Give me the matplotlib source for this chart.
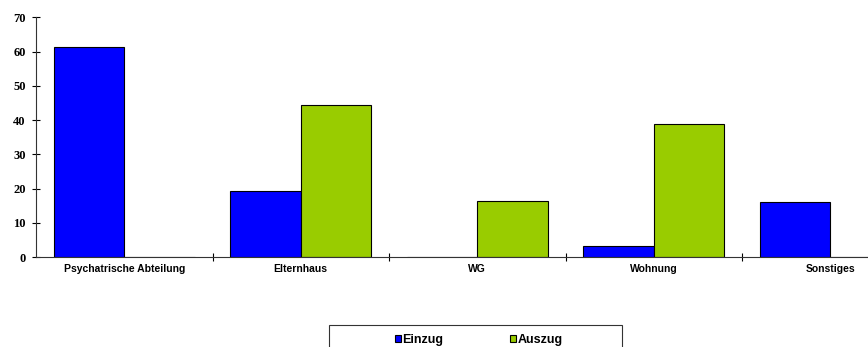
import numpy as np
import matplotlib.pyplot as plt
from matplotlib.patches import Rectangle

categories = ["Psychatrische Abteilung", "Elternhaus", "WG", "Wohnung", "Sonstiges"]
einzug = [61.2, 19.2, 0, 3.2, 16.2]
auszug = [0, 44.3, 16.4, 38.8, 0]

blue = "#0000FF"
green = "#99CC00"

fig = plt.figure(figsize=(8.68, 3.47), dpi=100)
# axis runs past the right edge of the picture, as in the original
ax = fig.add_axes([36 / 868, 90 / 347, 882.5 / 868, 239.7 / 347])

x = np.arange(len(categories))
w = 0.4
ax.bar(x - w / 2, einzug, w, color=blue, edgecolor="black", linewidth=0.8, label="Einzug")
ax.bar(x + w / 2, auszug, w, color=green, edgecolor="black", linewidth=0.8, label="Auszug")

ax.set_xlim(-0.5, len(categories) - 0.5)
ax.set_ylim(0, 70)
ax.set_yticks(range(0, 71, 10))

ax.set_xticks(x)
ax.set_xticklabels(categories, fontfamily="Liberation Sans", fontweight="bold", fontsize=7.5)
ax.set_xticks(np.arange(0.5, len(categories) - 0.5, 1), minor=True)
ax.tick_params(axis="x", which="major", length=0, pad=5)
ax.tick_params(axis="x", which="minor", direction="inout", length=6, width=0.8)
ax.tick_params(axis="y", direction="inout", length=6, width=0.8, pad=4.5)
for lab in ax.get_yticklabels():
    lab.set_fontfamily("Liberation Serif")
    lab.set_fontweight("bold")
    lab.set_fontsize(9)

for s in ["top", "right"]:
    ax.spines[s].set_visible(False)
for s in ["left", "bottom"]:
    ax.spines[s].set_linewidth(0.8)
    ax.spines[s].set_color("#333333")

# legend box (runs off the bottom of the picture)
fig.patches.append(Rectangle((329 / 868, -0.1), 292.7 / 868, 0.1 + 22 / 347,
                             transform=fig.transFigure, fill=False,
                             edgecolor="#333333", linewidth=0.8))
fig.legend(loc="upper left", bbox_to_anchor=(395 / 868, 1 - 333.5 / 347), ncol=2,
           frameon=False, borderpad=0, borderaxespad=0,
           handlelength=0.5, handleheight=0.5, handletextpad=0.1,
           columnspacing=5.3,
           prop={"family": "Liberation Sans", "weight": "bold", "size": 9})

fig.savefig("out.png", dpi=100)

________________________________________

Task instructions ▸
Skip every picture and return the lines above from the top through the one that contains "from matplotlib.patches import Rectangle".

Correct result ▸
Give me the matplotlib source for this chart.
import numpy as np
import matplotlib.pyplot as plt
from matplotlib.patches import Rectangle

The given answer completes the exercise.